Plotting code records:
§ §

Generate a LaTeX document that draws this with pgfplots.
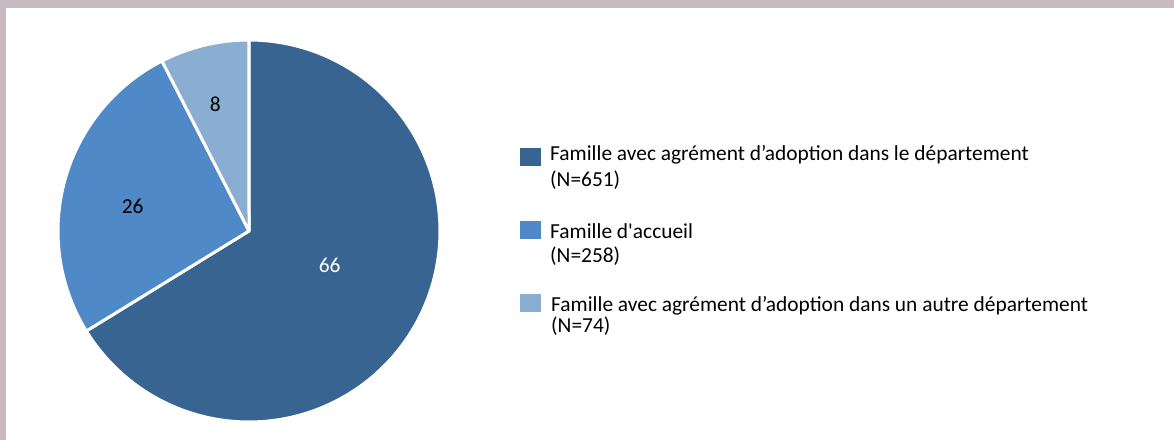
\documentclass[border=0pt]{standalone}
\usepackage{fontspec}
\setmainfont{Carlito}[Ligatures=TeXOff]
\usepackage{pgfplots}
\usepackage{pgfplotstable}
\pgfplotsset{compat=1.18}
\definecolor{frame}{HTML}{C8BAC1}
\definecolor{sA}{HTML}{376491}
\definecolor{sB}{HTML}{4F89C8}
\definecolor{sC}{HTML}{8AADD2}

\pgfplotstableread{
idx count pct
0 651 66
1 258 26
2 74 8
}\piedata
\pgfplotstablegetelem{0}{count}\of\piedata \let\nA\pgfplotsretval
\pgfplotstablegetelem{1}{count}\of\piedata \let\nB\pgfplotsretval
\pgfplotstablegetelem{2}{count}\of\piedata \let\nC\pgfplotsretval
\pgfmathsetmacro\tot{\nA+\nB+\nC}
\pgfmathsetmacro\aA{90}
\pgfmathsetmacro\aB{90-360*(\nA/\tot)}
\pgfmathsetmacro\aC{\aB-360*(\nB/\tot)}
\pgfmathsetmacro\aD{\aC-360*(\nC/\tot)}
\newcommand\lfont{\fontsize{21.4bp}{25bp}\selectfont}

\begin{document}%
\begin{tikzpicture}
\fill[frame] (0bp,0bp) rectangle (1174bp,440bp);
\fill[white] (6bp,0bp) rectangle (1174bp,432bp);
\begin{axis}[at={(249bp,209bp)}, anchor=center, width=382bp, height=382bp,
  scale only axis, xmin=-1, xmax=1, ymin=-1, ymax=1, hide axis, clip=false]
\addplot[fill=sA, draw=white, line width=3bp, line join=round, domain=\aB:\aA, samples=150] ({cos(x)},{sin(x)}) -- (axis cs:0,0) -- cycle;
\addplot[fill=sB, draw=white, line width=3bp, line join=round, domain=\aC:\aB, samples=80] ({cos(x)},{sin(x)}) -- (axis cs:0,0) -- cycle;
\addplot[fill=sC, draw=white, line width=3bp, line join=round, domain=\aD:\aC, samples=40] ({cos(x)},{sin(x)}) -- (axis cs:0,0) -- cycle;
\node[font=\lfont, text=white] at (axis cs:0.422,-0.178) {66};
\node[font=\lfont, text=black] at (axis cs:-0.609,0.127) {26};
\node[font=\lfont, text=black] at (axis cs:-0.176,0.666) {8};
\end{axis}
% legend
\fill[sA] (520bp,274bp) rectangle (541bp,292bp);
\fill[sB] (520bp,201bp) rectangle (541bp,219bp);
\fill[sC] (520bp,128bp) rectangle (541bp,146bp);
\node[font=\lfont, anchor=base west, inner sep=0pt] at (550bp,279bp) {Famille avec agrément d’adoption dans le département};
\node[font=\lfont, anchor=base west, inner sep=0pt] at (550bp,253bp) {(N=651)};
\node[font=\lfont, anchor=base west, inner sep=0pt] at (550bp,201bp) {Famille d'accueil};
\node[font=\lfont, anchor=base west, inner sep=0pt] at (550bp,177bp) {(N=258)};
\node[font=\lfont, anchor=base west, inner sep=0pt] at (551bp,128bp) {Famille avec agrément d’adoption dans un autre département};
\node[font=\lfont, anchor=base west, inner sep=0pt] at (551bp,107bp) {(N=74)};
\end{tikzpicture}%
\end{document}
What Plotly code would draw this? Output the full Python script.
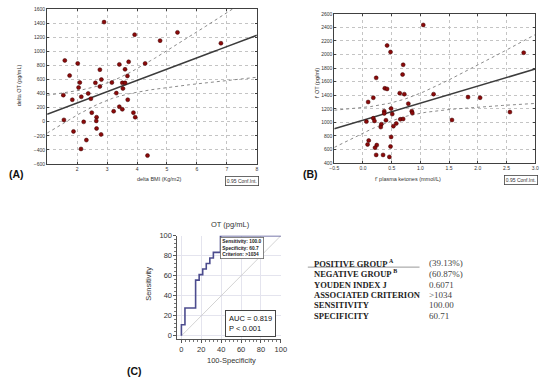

§ §

TASK TO CARRY OUT: Your task is to retype all the entries exactly and leave out any pictures.

WRITTEN ANSWER:
Generate a LaTeX document that draws this with pgfplots.
\documentclass[border=0pt]{standalone}
\usepackage{fontspec}
\setmainfont{Carlito}[Ligatures=TeXOff]
\usepackage{pgfplots}
\usepackage{pgfplotstable}
\pgfplotsset{compat=1.18}
\definecolor{frame}{HTML}{C8BAC1}
\definecolor{sA}{HTML}{376491}
\definecolor{sB}{HTML}{4F89C8}
\definecolor{sC}{HTML}{8AADD2}

\pgfplotstableread{
idx count pct
0 651 66
1 258 26
2 74 8
}\piedata
\pgfplotstablegetelem{0}{count}\of\piedata \let\nA\pgfplotsretval
\pgfplotstablegetelem{1}{count}\of\piedata \let\nB\pgfplotsretval
\pgfplotstablegetelem{2}{count}\of\piedata \let\nC\pgfplotsretval
\pgfmathsetmacro\tot{\nA+\nB+\nC}
\pgfmathsetmacro\aA{90}
\pgfmathsetmacro\aB{90-360*(\nA/\tot)}
\pgfmathsetmacro\aC{\aB-360*(\nB/\tot)}
\pgfmathsetmacro\aD{\aC-360*(\nC/\tot)}
\newcommand\lfont{\fontsize{21.4bp}{25bp}\selectfont}

\begin{document}%
\begin{tikzpicture}
\fill[frame] (0bp,0bp) rectangle (1174bp,440bp);
\fill[white] (6bp,0bp) rectangle (1174bp,432bp);
\begin{axis}[at={(249bp,209bp)}, anchor=center, width=382bp, height=382bp,
  scale only axis, xmin=-1, xmax=1, ymin=-1, ymax=1, hide axis, clip=false]
\addplot[fill=sA, draw=white, line width=3bp, line join=round, domain=\aB:\aA, samples=150] ({cos(x)},{sin(x)}) -- (axis cs:0,0) -- cycle;
\addplot[fill=sB, draw=white, line width=3bp, line join=round, domain=\aC:\aB, samples=80] ({cos(x)},{sin(x)}) -- (axis cs:0,0) -- cycle;
\addplot[fill=sC, draw=white, line width=3bp, line join=round, domain=\aD:\aC, samples=40] ({cos(x)},{sin(x)}) -- (axis cs:0,0) -- cycle;
\node[font=\lfont, text=white] at (axis cs:0.422,-0.178) {66};
\node[font=\lfont, text=black] at (axis cs:-0.609,0.127) {26};
\node[font=\lfont, text=black] at (axis cs:-0.176,0.666) {8};
\end{axis}
% legend
\fill[sA] (520bp,274bp) rectangle (541bp,292bp);
\fill[sB] (520bp,201bp) rectangle (541bp,219bp);
\fill[sC] (520bp,128bp) rectangle (541bp,146bp);
\node[font=\lfont, anchor=base west, inner sep=0pt] at (550bp,279bp) {Famille avec agrément d’adoption dans le département};
\node[font=\lfont, anchor=base west, inner sep=0pt] at (550bp,253bp) {(N=651)};
\node[font=\lfont, anchor=base west, inner sep=0pt] at (550bp,201bp) {Famille d'accueil};
\node[font=\lfont, anchor=base west, inner sep=0pt] at (550bp,177bp) {(N=258)};
\node[font=\lfont, anchor=base west, inner sep=0pt] at (551bp,128bp) {Famille avec agrément d’adoption dans un autre département};
\node[font=\lfont, anchor=base west, inner sep=0pt] at (551bp,107bp) {(N=74)};
\end{tikzpicture}%
\end{document}
What Plotly code would draw this? Output the full Python script.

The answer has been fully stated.